■ **DATA SHOWN**:
-- START --
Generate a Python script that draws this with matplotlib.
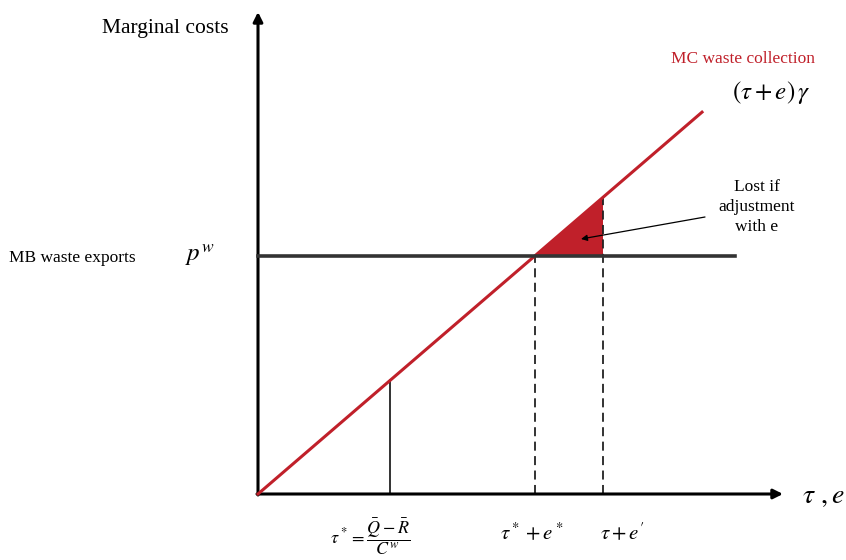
import numpy as np
import matplotlib
matplotlib.use("Agg")
import matplotlib.pyplot as plt

plt.rcParams['font.family'] = ['Liberation Serif', 'DejaVu Serif']
plt.rcParams['mathtext.fontset'] = 'stix'

# model values (arbitrary units)
gamma = 0.86          # slope of MC curve
p_w = 2.38            # marginal benefit of waste exports
tau_star = 1.32       # tau*
tau_e_star = p_w / gamma   # tau* + e*
tau_e_prime = 3.45    # tau + e'
mc_end = 4.44         # end of MC line
pw_end = 4.77         # end of MB line
x_axis_end = 5.25
y_axis_end = 4.82

RED = "#c0202a"

fig = plt.figure(figsize=(8.46, 5.60), dpi=100)
ax = fig.add_axes([0, 0, 1, 1])
ax.set_xlim(-2.58, 5.88)
ax.set_ylim(-0.66, 4.94)
ax.axis("off")

# axes arrows
ax.annotate("", xy=(0, y_axis_end), xytext=(0, -0.01),
            arrowprops=dict(arrowstyle="-|>", lw=2.2, color="k",
                            mutation_scale=14, shrinkA=0, shrinkB=0))
ax.annotate("", xy=(x_axis_end, 0), xytext=(-0.01, 0),
            arrowprops=dict(arrowstyle="-|>", lw=2.2, color="k",
                            mutation_scale=14, shrinkA=0, shrinkB=0))

# shaded loss triangle
xs = [tau_e_star, tau_e_prime, tau_e_prime]
ys = [p_w, p_w, gamma * tau_e_prime]
ax.fill(xs, ys, color=RED, lw=0, zorder=2)

# MC curve
x_mc = np.array([0.0, mc_end])
ax.plot(x_mc, gamma * x_mc, color=RED, lw=2.2, zorder=3)

# MB line
ax.plot([0, pw_end], [p_w, p_w], color="#333333", lw=2.6, zorder=3)

# tau* vertical
ax.plot([tau_star, tau_star], [0, gamma * tau_star], color="#222222", lw=1.3)
# dashed verticals
ax.plot([tau_e_star, tau_e_star], [0, p_w], color="#222222", lw=1.3,
        ls=(0, (5, 3)))
ax.plot([tau_e_prime, tau_e_prime], [0, gamma * tau_e_prime], color="#222222",
        lw=1.3, ls=(0, (5, 3)))

# labels
ax.text(-0.93, 4.66, "Marginal costs", fontsize=15.5, ha="center", va="center")
ax.text(4.85, 4.35, "MC waste collection", fontsize=12.5, color=RED,
        ha="center", va="center")
ax.text(5.13, 4.02, r"$(\tau + e)\,\gamma$", fontsize=18, ha="center",
        va="center")
ax.text(4.99, 2.87, "Lost if\nadjustment\nwith e", fontsize=12.5,
        ha="center", va="center", linespacing=1.32)
ax.annotate("", xy=(3.23, 2.55), xytext=(4.47, 2.77),
            arrowprops=dict(arrowstyle="-|>", lw=0.9, color="k",
                            mutation_scale=9, shrinkA=0, shrinkB=0))
ax.text(-1.86, 2.36, "MB waste exports", fontsize=12.5, ha="center",
        va="center")
ax.text(-0.58, 2.38, r"$p^w$", fontsize=18, ha="center", va="center")
ax.text(5.65, -0.03, r"$\tau\ ,e$", fontsize=20, ha="center", va="center")
ax.text(1.12, -0.425, r"$\tau^* = \dfrac{\bar{Q} - \bar{R}}{C^w}$", fontsize=13,
        ha="center", va="center")
ax.text(2.74, -0.40, r"$\tau^* + e^*$", fontsize=15, ha="center", va="center")
ax.text(3.64, -0.40, r"$\tau + e'$", fontsize=15, ha="center", va="center")

fig.savefig("out.png", dpi=100)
-- END --
■ **TASK REQUIREMENTS**: Give again, word for word, every line from the top of the data above to the line holding "lw=1.3, ls=(0, (5, 3)))", inclusive, with the pictures left out.

■ **FULL OUTPUT**:
Generate a Python script that draws this with matplotlib.
import numpy as np
import matplotlib
matplotlib.use("Agg")
import matplotlib.pyplot as plt

plt.rcParams['font.family'] = ['Liberation Serif', 'DejaVu Serif']
plt.rcParams['mathtext.fontset'] = 'stix'

# model values (arbitrary units)
gamma = 0.86          # slope of MC curve
p_w = 2.38            # marginal benefit of waste exports
tau_star = 1.32       # tau*
tau_e_star = p_w / gamma   # tau* + e*
tau_e_prime = 3.45    # tau + e'
mc_end = 4.44         # end of MC line
pw_end = 4.77         # end of MB line
x_axis_end = 5.25
y_axis_end = 4.82

RED = "#c0202a"

fig = plt.figure(figsize=(8.46, 5.60), dpi=100)
ax = fig.add_axes([0, 0, 1, 1])
ax.set_xlim(-2.58, 5.88)
ax.set_ylim(-0.66, 4.94)
ax.axis("off")

# axes arrows
ax.annotate("", xy=(0, y_axis_end), xytext=(0, -0.01),
            arrowprops=dict(arrowstyle="-|>", lw=2.2, color="k",
                            mutation_scale=14, shrinkA=0, shrinkB=0))
ax.annotate("", xy=(x_axis_end, 0), xytext=(-0.01, 0),
            arrowprops=dict(arrowstyle="-|>", lw=2.2, color="k",
                            mutation_scale=14, shrinkA=0, shrinkB=0))

# shaded loss triangle
xs = [tau_e_star, tau_e_prime, tau_e_prime]
ys = [p_w, p_w, gamma * tau_e_prime]
ax.fill(xs, ys, color=RED, lw=0, zorder=2)

# MC curve
x_mc = np.array([0.0, mc_end])
ax.plot(x_mc, gamma * x_mc, color=RED, lw=2.2, zorder=3)

# MB line
ax.plot([0, pw_end], [p_w, p_w], color="#333333", lw=2.6, zorder=3)

# tau* vertical
ax.plot([tau_star, tau_star], [0, gamma * tau_star], color="#222222", lw=1.3)
# dashed verticals
ax.plot([tau_e_star, tau_e_star], [0, p_w], color="#222222", lw=1.3,
        ls=(0, (5, 3)))
ax.plot([tau_e_prime, tau_e_prime], [0, gamma * tau_e_prime], color="#222222",
        lw=1.3, ls=(0, (5, 3)))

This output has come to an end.